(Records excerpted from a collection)
>> BEGIN

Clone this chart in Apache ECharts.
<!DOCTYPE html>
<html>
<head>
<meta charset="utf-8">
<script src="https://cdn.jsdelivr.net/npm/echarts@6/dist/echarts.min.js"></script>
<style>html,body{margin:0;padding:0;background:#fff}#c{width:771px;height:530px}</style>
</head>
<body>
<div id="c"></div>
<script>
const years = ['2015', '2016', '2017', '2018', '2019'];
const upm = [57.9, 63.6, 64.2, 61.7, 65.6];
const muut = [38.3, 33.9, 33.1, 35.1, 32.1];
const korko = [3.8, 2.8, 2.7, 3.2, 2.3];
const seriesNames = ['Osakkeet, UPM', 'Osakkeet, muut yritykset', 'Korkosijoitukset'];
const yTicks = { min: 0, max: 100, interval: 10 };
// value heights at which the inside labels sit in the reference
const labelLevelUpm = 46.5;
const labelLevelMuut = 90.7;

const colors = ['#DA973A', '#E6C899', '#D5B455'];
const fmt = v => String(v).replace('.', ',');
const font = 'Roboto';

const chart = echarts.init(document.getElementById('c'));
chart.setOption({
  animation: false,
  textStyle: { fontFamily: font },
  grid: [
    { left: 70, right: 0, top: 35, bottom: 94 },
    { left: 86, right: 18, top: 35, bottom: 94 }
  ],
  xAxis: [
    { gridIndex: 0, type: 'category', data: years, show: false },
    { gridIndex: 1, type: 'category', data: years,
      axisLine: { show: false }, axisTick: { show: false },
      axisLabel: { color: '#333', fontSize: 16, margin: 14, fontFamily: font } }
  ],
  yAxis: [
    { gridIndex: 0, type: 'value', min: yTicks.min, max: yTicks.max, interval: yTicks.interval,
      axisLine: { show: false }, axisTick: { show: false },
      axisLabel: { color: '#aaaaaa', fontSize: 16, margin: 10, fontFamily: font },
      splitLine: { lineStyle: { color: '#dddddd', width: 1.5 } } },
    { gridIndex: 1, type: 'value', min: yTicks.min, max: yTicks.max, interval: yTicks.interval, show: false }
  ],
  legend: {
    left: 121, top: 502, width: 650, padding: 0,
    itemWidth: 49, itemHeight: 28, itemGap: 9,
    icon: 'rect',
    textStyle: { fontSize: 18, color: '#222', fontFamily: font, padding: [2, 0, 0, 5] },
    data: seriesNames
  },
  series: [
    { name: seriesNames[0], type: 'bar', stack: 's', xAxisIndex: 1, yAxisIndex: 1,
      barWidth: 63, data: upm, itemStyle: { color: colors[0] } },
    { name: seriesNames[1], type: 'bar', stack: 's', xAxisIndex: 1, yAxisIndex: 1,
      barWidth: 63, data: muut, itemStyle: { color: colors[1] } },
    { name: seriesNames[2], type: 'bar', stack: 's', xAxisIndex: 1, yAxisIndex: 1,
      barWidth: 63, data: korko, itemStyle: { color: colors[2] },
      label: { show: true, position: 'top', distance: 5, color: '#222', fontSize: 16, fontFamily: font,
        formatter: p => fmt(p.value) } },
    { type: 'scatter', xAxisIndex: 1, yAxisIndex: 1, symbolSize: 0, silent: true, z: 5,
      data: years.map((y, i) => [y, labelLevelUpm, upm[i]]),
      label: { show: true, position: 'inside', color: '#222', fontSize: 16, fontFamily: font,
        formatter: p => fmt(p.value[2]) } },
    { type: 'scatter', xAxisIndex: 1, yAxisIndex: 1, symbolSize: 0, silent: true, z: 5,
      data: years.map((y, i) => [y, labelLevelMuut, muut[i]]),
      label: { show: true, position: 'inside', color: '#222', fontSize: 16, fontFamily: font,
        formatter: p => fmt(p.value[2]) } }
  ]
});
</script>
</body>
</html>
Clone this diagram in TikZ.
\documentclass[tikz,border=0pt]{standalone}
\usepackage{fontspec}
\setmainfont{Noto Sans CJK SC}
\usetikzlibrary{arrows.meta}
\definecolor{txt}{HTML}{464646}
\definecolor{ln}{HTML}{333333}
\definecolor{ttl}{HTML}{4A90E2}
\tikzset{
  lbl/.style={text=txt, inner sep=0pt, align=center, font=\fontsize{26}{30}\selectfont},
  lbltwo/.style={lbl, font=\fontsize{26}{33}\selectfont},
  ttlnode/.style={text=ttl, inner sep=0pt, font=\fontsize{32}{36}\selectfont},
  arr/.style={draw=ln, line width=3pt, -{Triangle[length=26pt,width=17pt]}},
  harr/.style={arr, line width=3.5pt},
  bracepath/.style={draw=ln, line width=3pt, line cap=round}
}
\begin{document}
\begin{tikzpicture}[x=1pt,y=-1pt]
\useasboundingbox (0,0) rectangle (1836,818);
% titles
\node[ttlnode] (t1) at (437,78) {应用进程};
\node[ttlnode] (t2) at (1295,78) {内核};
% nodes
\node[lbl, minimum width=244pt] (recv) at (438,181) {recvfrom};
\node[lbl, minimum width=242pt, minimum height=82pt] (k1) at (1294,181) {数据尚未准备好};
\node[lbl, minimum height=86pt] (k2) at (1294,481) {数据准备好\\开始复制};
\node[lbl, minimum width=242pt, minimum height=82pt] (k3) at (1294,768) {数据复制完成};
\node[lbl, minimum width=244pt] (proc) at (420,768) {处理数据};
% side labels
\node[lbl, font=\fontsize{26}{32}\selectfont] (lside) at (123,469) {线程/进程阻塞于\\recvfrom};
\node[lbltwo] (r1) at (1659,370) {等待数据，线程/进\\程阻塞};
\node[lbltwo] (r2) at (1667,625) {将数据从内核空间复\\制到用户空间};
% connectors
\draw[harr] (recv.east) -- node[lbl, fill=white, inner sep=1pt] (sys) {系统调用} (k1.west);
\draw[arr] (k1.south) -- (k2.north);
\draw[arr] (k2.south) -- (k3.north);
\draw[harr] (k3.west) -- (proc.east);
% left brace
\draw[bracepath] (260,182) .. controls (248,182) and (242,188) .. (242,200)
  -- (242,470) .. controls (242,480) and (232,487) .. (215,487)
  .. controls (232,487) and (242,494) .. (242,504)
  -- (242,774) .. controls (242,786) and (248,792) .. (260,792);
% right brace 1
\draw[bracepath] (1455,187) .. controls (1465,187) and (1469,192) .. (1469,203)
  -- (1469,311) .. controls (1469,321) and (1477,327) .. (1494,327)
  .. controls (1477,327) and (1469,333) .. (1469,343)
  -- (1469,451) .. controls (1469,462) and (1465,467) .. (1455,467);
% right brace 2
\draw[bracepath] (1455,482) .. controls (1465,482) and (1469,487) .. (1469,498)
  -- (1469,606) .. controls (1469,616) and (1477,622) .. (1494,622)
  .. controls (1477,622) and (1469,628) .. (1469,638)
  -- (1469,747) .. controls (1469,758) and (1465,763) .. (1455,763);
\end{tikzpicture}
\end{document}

>> END

Output every entry shown above, exactly.

Clone this chart in Apache ECharts.
<!DOCTYPE html>
<html>
<head>
<meta charset="utf-8">
<script src="https://cdn.jsdelivr.net/npm/echarts@6/dist/echarts.min.js"></script>
<style>html,body{margin:0;padding:0;background:#fff}#c{width:771px;height:530px}</style>
</head>
<body>
<div id="c"></div>
<script>
const years = ['2015', '2016', '2017', '2018', '2019'];
const upm = [57.9, 63.6, 64.2, 61.7, 65.6];
const muut = [38.3, 33.9, 33.1, 35.1, 32.1];
const korko = [3.8, 2.8, 2.7, 3.2, 2.3];
const seriesNames = ['Osakkeet, UPM', 'Osakkeet, muut yritykset', 'Korkosijoitukset'];
const yTicks = { min: 0, max: 100, interval: 10 };
// value heights at which the inside labels sit in the reference
const labelLevelUpm = 46.5;
const labelLevelMuut = 90.7;

const colors = ['#DA973A', '#E6C899', '#D5B455'];
const fmt = v => String(v).replace('.', ',');
const font = 'Roboto';

const chart = echarts.init(document.getElementById('c'));
chart.setOption({
  animation: false,
  textStyle: { fontFamily: font },
  grid: [
    { left: 70, right: 0, top: 35, bottom: 94 },
    { left: 86, right: 18, top: 35, bottom: 94 }
  ],
  xAxis: [
    { gridIndex: 0, type: 'category', data: years, show: false },
    { gridIndex: 1, type: 'category', data: years,
      axisLine: { show: false }, axisTick: { show: false },
      axisLabel: { color: '#333', fontSize: 16, margin: 14, fontFamily: font } }
  ],
  yAxis: [
    { gridIndex: 0, type: 'value', min: yTicks.min, max: yTicks.max, interval: yTicks.interval,
      axisLine: { show: false }, axisTick: { show: false },
      axisLabel: { color: '#aaaaaa', fontSize: 16, margin: 10, fontFamily: font },
      splitLine: { lineStyle: { color: '#dddddd', width: 1.5 } } },
    { gridIndex: 1, type: 'value', min: yTicks.min, max: yTicks.max, interval: yTicks.interval, show: false }
  ],
  legend: {
    left: 121, top: 502, width: 650, padding: 0,
    itemWidth: 49, itemHeight: 28, itemGap: 9,
    icon: 'rect',
    textStyle: { fontSize: 18, color: '#222', fontFamily: font, padding: [2, 0, 0, 5] },
    data: seriesNames
  },
  series: [
    { name: seriesNames[0], type: 'bar', stack: 's', xAxisIndex: 1, yAxisIndex: 1,
      barWidth: 63, data: upm, itemStyle: { color: colors[0] } },
    { name: seriesNames[1], type: 'bar', stack: 's', xAxisIndex: 1, yAxisIndex: 1,
      barWidth: 63, data: muut, itemStyle: { color: colors[1] } },
    { name: seriesNames[2], type: 'bar', stack: 's', xAxisIndex: 1, yAxisIndex: 1,
      barWidth: 63, data: korko, itemStyle: { color: colors[2] },
      label: { show: true, position: 'top', distance: 5, color: '#222', fontSize: 16, fontFamily: font,
        formatter: p => fmt(p.value) } },
    { type: 'scatter', xAxisIndex: 1, yAxisIndex: 1, symbolSize: 0, silent: true, z: 5,
      data: years.map((y, i) => [y, labelLevelUpm, upm[i]]),
      label: { show: true, position: 'inside', color: '#222', fontSize: 16, fontFamily: font,
        formatter: p => fmt(p.value[2]) } },
    { type: 'scatter', xAxisIndex: 1, yAxisIndex: 1, symbolSize: 0, silent: true, z: 5,
      data: years.map((y, i) => [y, labelLevelMuut, muut[i]]),
      label: { show: true, position: 'inside', color: '#222', fontSize: 16, fontFamily: font,
        formatter: p => fmt(p.value[2]) } }
  ]
});
</script>
</body>
</html>
Clone this diagram in TikZ.
\documentclass[tikz,border=0pt]{standalone}
\usepackage{fontspec}
\setmainfont{Noto Sans CJK SC}
\usetikzlibrary{arrows.meta}
\definecolor{txt}{HTML}{464646}
\definecolor{ln}{HTML}{333333}
\definecolor{ttl}{HTML}{4A90E2}
\tikzset{
  lbl/.style={text=txt, inner sep=0pt, align=center, font=\fontsize{26}{30}\selectfont},
  lbltwo/.style={lbl, font=\fontsize{26}{33}\selectfont},
  ttlnode/.style={text=ttl, inner sep=0pt, font=\fontsize{32}{36}\selectfont},
  arr/.style={draw=ln, line width=3pt, -{Triangle[length=26pt,width=17pt]}},
  harr/.style={arr, line width=3.5pt},
  bracepath/.style={draw=ln, line width=3pt, line cap=round}
}
\begin{document}
\begin{tikzpicture}[x=1pt,y=-1pt]
\useasboundingbox (0,0) rectangle (1836,818);
% titles
\node[ttlnode] (t1) at (437,78) {应用进程};
\node[ttlnode] (t2) at (1295,78) {内核};
% nodes
\node[lbl, minimum width=244pt] (recv) at (438,181) {recvfrom};
\node[lbl, minimum width=242pt, minimum height=82pt] (k1) at (1294,181) {数据尚未准备好};
\node[lbl, minimum height=86pt] (k2) at (1294,481) {数据准备好\\开始复制};
\node[lbl, minimum width=242pt, minimum height=82pt] (k3) at (1294,768) {数据复制完成};
\node[lbl, minimum width=244pt] (proc) at (420,768) {处理数据};
% side labels
\node[lbl, font=\fontsize{26}{32}\selectfont] (lside) at (123,469) {线程/进程阻塞于\\recvfrom};
\node[lbltwo] (r1) at (1659,370) {等待数据，线程/进\\程阻塞};
\node[lbltwo] (r2) at (1667,625) {将数据从内核空间复\\制到用户空间};
% connectors
\draw[harr] (recv.east) -- node[lbl, fill=white, inner sep=1pt] (sys) {系统调用} (k1.west);
\draw[arr] (k1.south) -- (k2.north);
\draw[arr] (k2.south) -- (k3.north);
\draw[harr] (k3.west) -- (proc.east);
% left brace
\draw[bracepath] (260,182) .. controls (248,182) and (242,188) .. (242,200)
  -- (242,470) .. controls (242,480) and (232,487) .. (215,487)
  .. controls (232,487) and (242,494) .. (242,504)
  -- (242,774) .. controls (242,786) and (248,792) .. (260,792);
% right brace 1
\draw[bracepath] (1455,187) .. controls (1465,187) and (1469,192) .. (1469,203)
  -- (1469,311) .. controls (1469,321) and (1477,327) .. (1494,327)
  .. controls (1477,327) and (1469,333) .. (1469,343)
  -- (1469,451) .. controls (1469,462) and (1465,467) .. (1455,467);
% right brace 2
\draw[bracepath] (1455,482) .. controls (1465,482) and (1469,487) .. (1469,498)
  -- (1469,606) .. controls (1469,616) and (1477,622) .. (1494,622)
  .. controls (1477,622) and (1469,628) .. (1469,638)
  -- (1469,747) .. controls (1469,758) and (1465,763) .. (1455,763);
\end{tikzpicture}
\end{document}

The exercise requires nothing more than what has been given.